Great list. One question, tho. Isn’t Repulsion in english?
The Japanese rule all horror. Although I do find PULSE a little too high – I don’t think it’s the best of the bunch. I would even argue DARK WATER is better than it. That being said – awesome :).
PS – I think REPULSION is in English, so if this list is foreign horror and not foreign language, A GIRL WALK HOME ALONE AT NIGHT shouldn’t be included (because it’s an American film). Just a thought.
Thanks Daniel and Jenny, you’re both quite right about Repulsion, many apologies — it was an oversight from when this list was indeed more focussed on “foreign” rather than foreign-language.

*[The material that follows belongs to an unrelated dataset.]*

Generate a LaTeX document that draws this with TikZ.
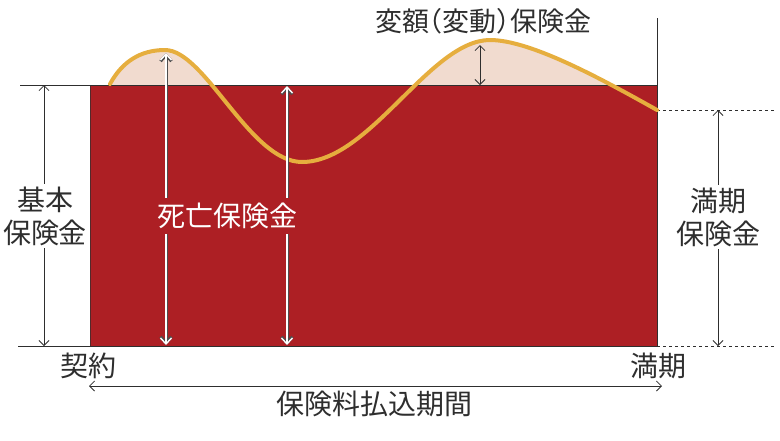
\documentclass[tikz,border=0pt]{standalone}
\usepackage{fontspec}
\newfontfamily\jp{Noto Sans CJK JP}
\usetikzlibrary{arrows.meta}
\definecolor{redbox}{HTML}{AD1F24}
\definecolor{pinkfill}{HTML}{F1DBCF}
\definecolor{curvecol}{HTML}{E6AE3E}
\definecolor{txt}{HTML}{2E2E2E}
\begin{document}
\begin{tikzpicture}[x=1pt,y=-1pt,
  lbl/.style={font=\jp\fontsize{28}{33}\selectfont, text=txt, inner sep=0pt, align=center},
  thinline/.style={draw=txt, line width=0.9pt},
  dimarrow/.style={draw=txt, line width=0.8pt, {Straight Barb[length=5pt,width=10pt]}-{Straight Barb[length=5pt,width=10pt]}},
  outerarrow/.style={draw=txt!85, line width=3pt, {Straight Barb[length=6pt,width=11pt]}-{Straight Barb[length=6pt,width=11pt]}},
  innerarrow/.style={draw=white, line width=1.4pt, {Straight Barb[length=6pt,width=11pt]}-{Straight Barb[length=6pt,width=11pt]}}
]
\useasboundingbox (0,0) rectangle (780,440);

% key coordinates
\coordinate (TL) at (90,85);
\coordinate (BR) at (657,346);
\coordinate (topL) at (20,85);
\coordinate (topR) at (657,85);
\coordinate (botL) at (18,346);
\coordinate (vtop) at (657,18);
\coordinate (dashTopL) at (657,110);
\coordinate (dashTopR) at (776,110);
\coordinate (dashBotR) at (776,346);

% pink area above base line
\begin{scope}
  \clip (100,0) rectangle (657,85);
  \fill[pinkfill] (110,84) .. controls (122,62) and (140,50) .. (165,50)
    .. controls (205,50) and (250,162) .. (302,162)
    .. controls (370,162) and (430,40) .. (490,40)
    .. controls (530,40) and (600,78) .. (657,110)
    -- (657,200) -- (110,200) -- cycle;
\end{scope}

% red box
\fill[redbox] (TL) rectangle (BR);
\draw[draw=txt!70!redbox, line width=0.6pt] (TL) -- (TL |- BR);

% lines
\draw[thinline] (topL) -- (topR);
\draw[thinline] (botL) -- (BR);
\draw[thinline] (vtop) -- (BR);
\draw[txt, line width=0.8pt, dash pattern=on 3pt off 3pt] (dashTopL) -- (dashTopR);
\draw[txt, line width=0.8pt, dash pattern=on 3pt off 3pt] (BR) -- (dashBotR);

% curve
\draw[curvecol, line width=4pt, line cap=round]
  (110,84) .. controls (122,62) and (140,50) .. (165,50)
    .. controls (205,50) and (250,162) .. (302,162)
    .. controls (370,162) and (430,40) .. (490,40)
    .. controls (530,40) and (600,78) .. (657,110);

% death benefit arrows
\coordinate (d1t) at (166,53);
\coordinate (d1b) at (166,345);
\coordinate (d2t) at (287,86);
\coordinate (d2b) at (287,345);
\draw[outerarrow] (d1t) -- (d1b);
\draw[innerarrow] (d1t) -- (d1b);
\draw[outerarrow] (d2t) -- (d2b);
\draw[innerarrow] (d2t) -- (d2b);

% dimension arrows
\coordinate (la) at (44,85);
\coordinate (lb) at (44,346);
\coordinate (ra) at (718,110);
\coordinate (rb) at (718,346);
\coordinate (va) at (480,45);
\coordinate (vb) at (480,85);
\coordinate (pa) at (89,386);
\coordinate (pb) at (662,386);
\draw[dimarrow] (la) -- (lb);
\draw[dimarrow] (ra) -- (rb);
\draw[dimarrow] (va) -- (vb);
\draw[dimarrow] (pa) -- (pb);

% labels
\node[lbl, fill=white, inner sep=3pt] (kihon) at (45,216) {基本\\保険金};
\node[lbl, fill=white, inner sep=3pt] (manki) at (718,217) {満期\\保険金};
\node[lbl, text=white, fill=redbox, inner ysep=5pt, inner xsep=2pt] (shibo) at (227,216) {死亡保険金};
\node[lbl, font=\jp\fontsize{27}{32}\selectfont] (hengaku) at (483,21) {変額\kern-.5em（変動）\kern-.5em保険金};
\node[lbl] (keiyaku) at (88,366) {契約};
\node[lbl] (mankiB) at (658,366) {満期};
\node[lbl] (haraikomi) at (374,404) {保険料払込期間};
\end{tikzpicture}
\end{document}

I’m sorry….but (and I would truly love an answer) how is Martyrs not on this list???!!! I appreciate Eyes Without a Face (my #1 for sure, Trouble Every Day ( top five for sure), and Let The Right One In being on the list….excluding Martyrs is as repulsive as some people find the movie to be. Your mention and reason of” While Pascal Laugier‘s film is undoubtedly skillfully (there’s four L’s in skillfully btw) done and inventively revolting it ultimately feels very hollow — a thin payoff for enduring such extreme unpleasantness” is laughable, especially since that could really summarize any film on the list.
“Sauna” from Finland is another great one if you want some creepy Nordic horror.
The Eye (2002, directed by Danny and Oxide Pang).